« (,,,) Se somos feitos de palavras, sem elas passaremos a ser feitos de quê? (...)»
«As palavras são a minha memória, a minha narrativa: sou feito de palavras, porventura silenciosas; o pouco que sei são palavras, cadeias de acontecimentos que regressam na sua sequência não apenas gramatical e sintática, mas na lógica racional ou irracional da recordação, e me refazem o mundo e me narram de novo. »
Lamberto Maffei, Elogio da Palavra
Há alguns meses, escrevi uma crónica intitulada "Na era pós-leitura", publicada no Ciberdúvidas da Língua Portuguesa, na qual refletia acerca de uma certa fobia à leitura que invade o nosso quotidiano. Sim, o fenómeno não é exclusivo de Portugal, tal como é corroborado pelo brilhante livro Ponham-nos a ler! A leitura como antídoto para os cretinos digitais de Michel Desmurguet, recentemente publicado.

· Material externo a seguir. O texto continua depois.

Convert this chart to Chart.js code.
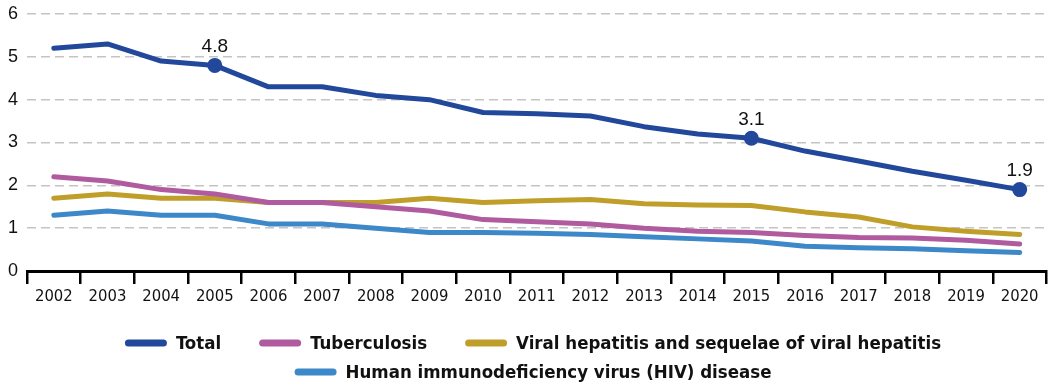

No entanto, ao terminar um ano marcado por um breve regresso ao ensino básico e secundário, após uma ausência de doze anos (mais de dez a lecionar na Universidade de Macau), vi agigantarem-se os sintomas, os resultados dessa era pós-leitura. E o que senti, como professora de Português, perante a nova realidade? Uma forte alienação da parte dos alunos, emigrados, provavelmente desde tenra idade, para um universo virtual, povoado de aparências, ilusões feitas de sombras fugidias, nas quais, muitos acreditam cegamente, com todas as consequências daí provenientes.
Essa espécie de exílio transparece na forma como agem no dia a dia, espelhando-se no modo como interagem socialmente uns com os outros e, sobretudo, numa notória dificuldade de entender, de interpretar o que leem. Isto porque, na verdade, o vocabulário de que dispõem, esse arsenal de ferramentas à luz do qual nos exprimimos e tentamos entender os outros é cada vez mais restrito, elementar. Por isso, a palavra não lhes serve para expressar toda a complexidade, todo o turbilhão de emoções e sentimentos que lhes redemoinham pela alma. Tenta-se explicar uma palavra mais difícil através de um sinónimo, mas este também não é compreendido. Recorre-se a um exemplo ou a uma breve história, na esperança que uma luz de entendimento flameje, mesmo tenuemente, mas também isso é vão.
Devido a esta dificuldade de expressão, muitas vezes é a violência e agressividade que servem como meio de comunicar, numa reminiscência de uma era remota, anterior ao uso da palavra. E isto preocupa, pois quem não dispõe de vocabulário não pode argumentar, negociar, fazer valer os seus argumentos nem a sua posição. E todos sabemos que a leitura é a fonte maior de aquisição de palavras, de ideias, o melhor alimento para o pensamento, para alma, o fertilizante da criatividade, da imaginação. A partir do momento em que essa fonte seca, é o deserto que se expande, a devorar, a ocupar. Assim, surge a violência como uma peste, uma praga latente para colmatar o espaço vazio da ausência da palavra.
Assim, em pleno século XXI, parece (aliás, notícias dos vários cantos do mundo indiciam-no) que o ser humano tende, mais do que nunca, para a bárbarie, para um inusitado regresso à pré-história, a um tempo de grunhidos e guinchos, anterior a uma linguagem articulada. Referiu o médico italiano Lamberto Maffei em Elogio da Palavra que «o milagre da evolução gerou as palavras para que o homem possa narrar, para que na sucessão das gerações não se perca o património das experiências vividas. Que seria do homem sem as palavras? » E pergunto, se somos feitos de palavras, sem elas passaremos a ser feitos de quê? De que matéria se esculpirá a nossa existência para além da carne e dos ossos, convertidos depois em pó e cinza?
Artigo publicado originalmente no Jornal de Letras de 18 de setembro a 1 de outubro de 2024.